___ DATA SEGMENT ___

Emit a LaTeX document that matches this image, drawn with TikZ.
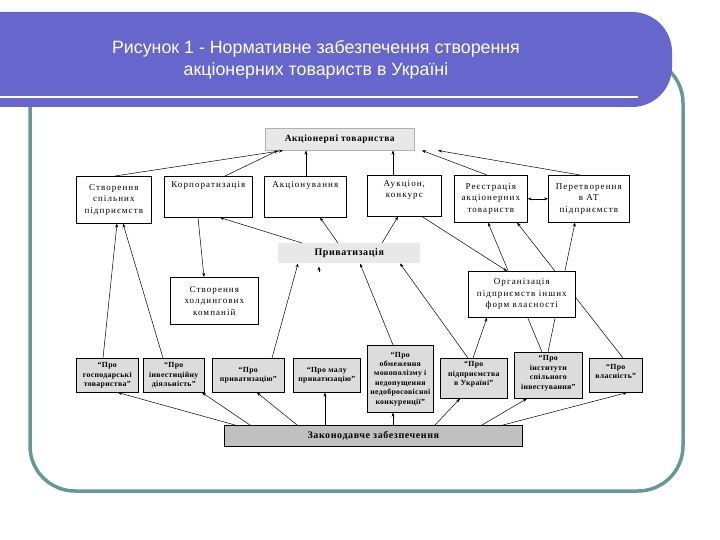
\documentclass[tikz,border=0pt]{standalone}
\usepackage{fontspec}
\usetikzlibrary{arrows.meta}
\newfontfamily\tfont{Liberation Sans}
\newfontfamily\dfont[LetterSpace=12]{Liberation Serif}
\newfontfamily\bfont[LetterSpace=6]{Liberation Serif}
\newfontfamily\lfont[LetterSpace=4]{Liberation Serif}
\definecolor{purp}{RGB}{102,102,204}
\definecolor{framec}{RGB}{104,152,150}
\definecolor{gA}{RGB}{232,232,232}
\definecolor{gB}{RGB}{220,220,220}
\definecolor{gC}{RGB}{192,192,192}
\begin{document}
\begin{tikzpicture}[x=1pt,y=-1pt,
  sz/.style n args={2}{minimum width=#1pt, minimum height=#2pt},
  box/.style={draw=black, line width=0.6pt, fill=white, anchor=north west, inner sep=0pt, align=center, font=\dfont\fontsize{9}{11.5}\selectfont},
  txt/.style={inner sep=0pt, align=center, font=\dfont\fontsize{9}{11.5}\selectfont},
  headbox/.style={draw=gray!60, line width=0.5pt, fill=gA, anchor=north west, inner sep=0pt, font=\bfont\bfseries\fontsize{9.5}{11}\selectfont},
  lawbox/.style={draw=black, line width=0.6pt, fill=gB, anchor=north west, inner sep=0pt, align=center, font=\lfont\bfseries\fontsize{7.8}{9.4}\selectfont},
  lawtxt/.style={inner sep=0pt, align=center, font=\lfont\bfseries\fontsize{7.8}{9.4}\selectfont},
  arr/.style={-{Stealth[length=4pt,width=3pt]}, line width=0.5pt, draw=black},
  darr/.style={{Stealth[length=4pt,width=3pt]}-{Stealth[length=4pt,width=3pt]}, line width=0.5pt, draw=black}
]
\useasboundingbox (0,0) rectangle (720,540);
% slide frame and title band
\draw[framec, line width=3.5pt, rounded corners=45pt] (30,58) rectangle (683,491);
\fill[purp, rounded corners=40pt] (-60,12) rectangle (672,107);
\draw[white, line width=2.5pt] (-5,97) -- (638,97);
\node[font=\tfont\fontsize{17.8}{22}\selectfont, text=white, align=center, inner sep=0pt] (title) at (316,60)
  {Рисунок 1 - Нормативне забезпечення створення\\акціонерних товариств в Україні};

% top
\node[headbox, sz={149}{22}] (at) at (265,128) {Акціонерні товариства};
% row 2
\node[box, sz={75}{47}] (stvor) at (76,176) {Створення\\спільних\\підприємств};
\node[box, sz={88}{41}] (korp) at (164,176) {};
\node[txt, anchor=north] (korpt) at ([yshift=-5pt]korp.north) {Корпоратизація};
\node[box, sz={82}{41}] (akts) at (264,176) {};
\node[txt, anchor=north] (aktst) at ([yshift=-5pt]akts.north) {Акціонування};
\node[box, sz={74}{41}] (auk) at (367,175) {};
\node[txt, anchor=north] (aukt) at ([yshift=-5pt]auk.north) {Аукціон,\\конкурс};
\node[box, sz={73}{47}] (reye) at (454,175) {Реєстрація\\акціонерних\\товариств};
\node[box, sz={81}{47}] (peret) at (548,175) {Перетворення\\в АТ\\підприємств};
% row 3
\node[headbox, draw=none, sz={142}{20}, font=\bfont\bfseries\fontsize{10}{11}\selectfont] (pryv) at (278,243) {Приватизація};
\node[box, sz={88}{47}] (hold) at (170,277) {Створення\\холдингових\\компаній};
% laws
\node[lawbox, sz={62}{34}] (gosp) at (76,358) {“Про\\господарські\\товариства”};
\node[lawbox, sz={61}{34}] (inv) at (143,358) {“Про\\інвестиційну\\діяльність”};
\node[lawbox, sz={72}{34}] (pryvz) at (212,358) {“Про\\приватизацію”};
\node[lawbox, sz={67}{34}] (mala) at (293,358) {“Про малу\\приватизацію”};
\node[lawbox, sz={66}{67}] (obm) at (367,345) {“Про\\обмеження\\монополізму і\\недопущення\\недобросовісної\\конкуренції”};
\node[lawbox, sz={67}{40}] (pidpr) at (440,358) {};
\node[lawtxt] (pidprt) at ([yshift=4pt]pidpr.center) {“Про\\підприємства\\в Україні”};
\node[lawbox, sz={68}{46}] (inst) at (514,352) {};
\node[lawtxt] (instt) at ([yshift=2pt]inst.center) {“Про\\інститути\\спільного\\інвестування”};
\node[lawbox, sz={53}{34}] (vlas) at (589,358) {};
\node[lawtxt] (vlast) at ([yshift=4pt]vlas.center) {“Про\\власність”};
\node[lawbox, sz={298}{21}, fill=gC, font=\bfont\bfseries\fontsize{10}{11}\selectfont] (zak) at (224,425) {Законодавче забезпечення};

% connectors passing behind the organisation box
\draw[arr] ([xshift=28pt]inst.north west) -- ([xshift=34pt]reye.south west);
\draw[arr] ([xshift=34pt]inst.north west) -- ([xshift=27pt]peret.south west);
\draw[arr] ([xshift=34pt]vlas.north west) -- ([xshift=63pt]reye.south west);
\node[box, sz={107}{46}] (org) at (468,271) {Організація\\підприємств інших\\форм власності};

% to joint-stock companies
\draw[arr] ([xshift=39pt]stvor.north west) -- ([xshift=18pt]at.south west);
\draw[arr] ([xshift=61pt]korp.north west) -- ([xshift=13pt]at.south west);
\draw[arr] ([xshift=42pt]akts.north west) -- ([xshift=41pt]at.south west);
\draw[arr] ([xshift=26pt]auk.north west) -- ([xshift=128pt]at.south west);
\draw[arr] ([xshift=33pt]reye.north west) -- ([xshift=157pt]at.south west);
\draw[arr] ([xshift=32pt]peret.north west) -- ([xshift=173pt]at.south west);
\draw[darr] (reye.east) -- (peret.west);
% from privatisation
\draw[arr] ([xshift=24pt]pryv.north west) -- ([xshift=56pt]korp.south west);
\draw[arr] ([xshift=60pt]pryv.north west) -- ([xshift=56pt]akts.south west);
\draw[arr] ([xshift=104pt]pryv.north west) -- ([xshift=31pt]auk.south west);
\draw[arr] ([xshift=34pt]korp.south west) -- ([xshift=34pt]hold.north west);
\draw[arr] ([xshift=55pt]auk.south west) -- ([xshift=39pt]org.north west);
\draw[arr] ([xshift=33pt]pidpr.north west) -- ([xshift=19pt]org.south west);
% into privatisation
\draw[arr] ([xshift=28pt]pidpr.north west) -- ([xshift=122pt]pryv.south west);
\draw[arr] ([xshift=26pt]obm.north west) -- ([xshift=82pt]pryv.south west);
\draw[arr] ([xshift=60pt]pryvz.north west) -- ([xshift=20pt]pryv.south west);
\draw[arr] ([xshift=41pt,yshift=-8pt]pryv.south west) -- ([xshift=41pt,yshift=-3pt]pryv.south west);
% into joint ventures
\draw[arr] ([xshift=27pt]gosp.north west) -- ([xshift=41pt]stvor.south west);
\draw[arr] ([xshift=20pt]inv.north west) -- ([xshift=47pt]stvor.south west);
% from legislation
\draw[arr] ([xshift=11pt]zak.north west) -- ([xshift=42pt]gosp.south west);
\draw[arr] ([xshift=26pt]zak.north west) -- ([xshift=59pt]inv.south west);
\draw[arr] ([xshift=73pt]zak.north west) -- ([xshift=45pt]pryvz.south west);
\draw[arr] ([xshift=101pt]zak.north west) -- ([xshift=32pt]mala.south west);
\draw[arr] ([xshift=169pt]zak.north west) -- ([xshift=26pt]obm.south west);
\draw[arr] ([xshift=211pt]zak.north west) -- ([xshift=20pt]pidpr.south west);
\draw[arr] ([xshift=258pt]zak.north west) -- ([xshift=13pt]inst.south west);
\draw[arr] ([xshift=279pt]zak.north west) -- ([xshift=38pt]vlas.south west);
\end{tikzpicture}
\end{document}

___

### PROBLEM DESCRIPTION
Copy the listing over exactly, skipping the pictures it holds.

### EXERCISE ANSWER
Emit a LaTeX document that matches this image, drawn with TikZ.
\documentclass[tikz,border=0pt]{standalone}
\usepackage{fontspec}
\usetikzlibrary{arrows.meta}
\newfontfamily\tfont{Liberation Sans}
\newfontfamily\dfont[LetterSpace=12]{Liberation Serif}
\newfontfamily\bfont[LetterSpace=6]{Liberation Serif}
\newfontfamily\lfont[LetterSpace=4]{Liberation Serif}
\definecolor{purp}{RGB}{102,102,204}
\definecolor{framec}{RGB}{104,152,150}
\definecolor{gA}{RGB}{232,232,232}
\definecolor{gB}{RGB}{220,220,220}
\definecolor{gC}{RGB}{192,192,192}
\begin{document}
\begin{tikzpicture}[x=1pt,y=-1pt,
  sz/.style n args={2}{minimum width=#1pt, minimum height=#2pt},
  box/.style={draw=black, line width=0.6pt, fill=white, anchor=north west, inner sep=0pt, align=center, font=\dfont\fontsize{9}{11.5}\selectfont},
  txt/.style={inner sep=0pt, align=center, font=\dfont\fontsize{9}{11.5}\selectfont},
  headbox/.style={draw=gray!60, line width=0.5pt, fill=gA, anchor=north west, inner sep=0pt, font=\bfont\bfseries\fontsize{9.5}{11}\selectfont},
  lawbox/.style={draw=black, line width=0.6pt, fill=gB, anchor=north west, inner sep=0pt, align=center, font=\lfont\bfseries\fontsize{7.8}{9.4}\selectfont},
  lawtxt/.style={inner sep=0pt, align=center, font=\lfont\bfseries\fontsize{7.8}{9.4}\selectfont},
  arr/.style={-{Stealth[length=4pt,width=3pt]}, line width=0.5pt, draw=black},
  darr/.style={{Stealth[length=4pt,width=3pt]}-{Stealth[length=4pt,width=3pt]}, line width=0.5pt, draw=black}
]
\useasboundingbox (0,0) rectangle (720,540);
% slide frame and title band
\draw[framec, line width=3.5pt, rounded corners=45pt] (30,58) rectangle (683,491);
\fill[purp, rounded corners=40pt] (-60,12) rectangle (672,107);
\draw[white, line width=2.5pt] (-5,97) -- (638,97);
\node[font=\tfont\fontsize{17.8}{22}\selectfont, text=white, align=center, inner sep=0pt] (title) at (316,60)
  {Рисунок 1 - Нормативне забезпечення створення\\акціонерних товариств в Україні};

% top
\node[headbox, sz={149}{22}] (at) at (265,128) {Акціонерні товариства};
% row 2
\node[box, sz={75}{47}] (stvor) at (76,176) {Створення\\спільних\\підприємств};
\node[box, sz={88}{41}] (korp) at (164,176) {};
\node[txt, anchor=north] (korpt) at ([yshift=-5pt]korp.north) {Корпоратизація};
\node[box, sz={82}{41}] (akts) at (264,176) {};
\node[txt, anchor=north] (aktst) at ([yshift=-5pt]akts.north) {Акціонування};
\node[box, sz={74}{41}] (auk) at (367,175) {};
\node[txt, anchor=north] (aukt) at ([yshift=-5pt]auk.north) {Аукціон,\\конкурс};
\node[box, sz={73}{47}] (reye) at (454,175) {Реєстрація\\акціонерних\\товариств};
\node[box, sz={81}{47}] (peret) at (548,175) {Перетворення\\в АТ\\підприємств};
% row 3
\node[headbox, draw=none, sz={142}{20}, font=\bfont\bfseries\fontsize{10}{11}\selectfont] (pryv) at (278,243) {Приватизація};
\node[box, sz={88}{47}] (hold) at (170,277) {Створення\\холдингових\\компаній};
% laws
\node[lawbox, sz={62}{34}] (gosp) at (76,358) {“Про\\господарські\\товариства”};
\node[lawbox, sz={61}{34}] (inv) at (143,358) {“Про\\інвестиційну\\діяльність”};
\node[lawbox, sz={72}{34}] (pryvz) at (212,358) {“Про\\приватизацію”};
\node[lawbox, sz={67}{34}] (mala) at (293,358) {“Про малу\\приватизацію”};
\node[lawbox, sz={66}{67}] (obm) at (367,345) {“Про\\обмеження\\монополізму і\\недопущення\\недобросовісної\\конкуренції”};
\node[lawbox, sz={67}{40}] (pidpr) at (440,358) {};
\node[lawtxt] (pidprt) at ([yshift=4pt]pidpr.center) {“Про\\підприємства\\в Україні”};
\node[lawbox, sz={68}{46}] (inst) at (514,352) {};
\node[lawtxt] (instt) at ([yshift=2pt]inst.center) {“Про\\інститути\\спільного\\інвестування”};
\node[lawbox, sz={53}{34}] (vlas) at (589,358) {};
\node[lawtxt] (vlast) at ([yshift=4pt]vlas.center) {“Про\\власність”};
\node[lawbox, sz={298}{21}, fill=gC, font=\bfont\bfseries\fontsize{10}{11}\selectfont] (zak) at (224,425) {Законодавче забезпечення};

% connectors passing behind the organisation box
\draw[arr] ([xshift=28pt]inst.north west) -- ([xshift=34pt]reye.south west);
\draw[arr] ([xshift=34pt]inst.north west) -- ([xshift=27pt]peret.south west);
\draw[arr] ([xshift=34pt]vlas.north west) -- ([xshift=63pt]reye.south west);
\node[box, sz={107}{46}] (org) at (468,271) {Організація\\підприємств інших\\форм власності};

% to joint-stock companies
\draw[arr] ([xshift=39pt]stvor.north west) -- ([xshift=18pt]at.south west);
\draw[arr] ([xshift=61pt]korp.north west) -- ([xshift=13pt]at.south west);
\draw[arr] ([xshift=42pt]akts.north west) -- ([xshift=41pt]at.south west);
\draw[arr] ([xshift=26pt]auk.north west) -- ([xshift=128pt]at.south west);
\draw[arr] ([xshift=33pt]reye.north west) -- ([xshift=157pt]at.south west);
\draw[arr] ([xshift=32pt]peret.north west) -- ([xshift=173pt]at.south west);
\draw[darr] (reye.east) -- (peret.west);
% from privatisation
\draw[arr] ([xshift=24pt]pryv.north west) -- ([xshift=56pt]korp.south west);
\draw[arr] ([xshift=60pt]pryv.north west) -- ([xshift=56pt]akts.south west);
\draw[arr] ([xshift=104pt]pryv.north west) -- ([xshift=31pt]auk.south west);
\draw[arr] ([xshift=34pt]korp.south west) -- ([xshift=34pt]hold.north west);
\draw[arr] ([xshift=55pt]auk.south west) -- ([xshift=39pt]org.north west);
\draw[arr] ([xshift=33pt]pidpr.north west) -- ([xshift=19pt]org.south west);
% into privatisation
\draw[arr] ([xshift=28pt]pidpr.north west) -- ([xshift=122pt]pryv.south west);
\draw[arr] ([xshift=26pt]obm.north west) -- ([xshift=82pt]pryv.south west);
\draw[arr] ([xshift=60pt]pryvz.north west) -- ([xshift=20pt]pryv.south west);
\draw[arr] ([xshift=41pt,yshift=-8pt]pryv.south west) -- ([xshift=41pt,yshift=-3pt]pryv.south west);
% into joint ventures
\draw[arr] ([xshift=27pt]gosp.north west) -- ([xshift=41pt]stvor.south west);
\draw[arr] ([xshift=20pt]inv.north west) -- ([xshift=47pt]stvor.south west);
% from legislation
\draw[arr] ([xshift=11pt]zak.north west) -- ([xshift=42pt]gosp.south west);
\draw[arr] ([xshift=26pt]zak.north west) -- ([xshift=59pt]inv.south west);
\draw[arr] ([xshift=73pt]zak.north west) -- ([xshift=45pt]pryvz.south west);
\draw[arr] ([xshift=101pt]zak.north west) -- ([xshift=32pt]mala.south west);
\draw[arr] ([xshift=169pt]zak.north west) -- ([xshift=26pt]obm.south west);
\draw[arr] ([xshift=211pt]zak.north west) -- ([xshift=20pt]pidpr.south west);
\draw[arr] ([xshift=258pt]zak.north west) -- ([xshift=13pt]inst.south west);
\draw[arr] ([xshift=279pt]zak.north west) -- ([xshift=38pt]vlas.south west);
\end{tikzpicture}
\end{document}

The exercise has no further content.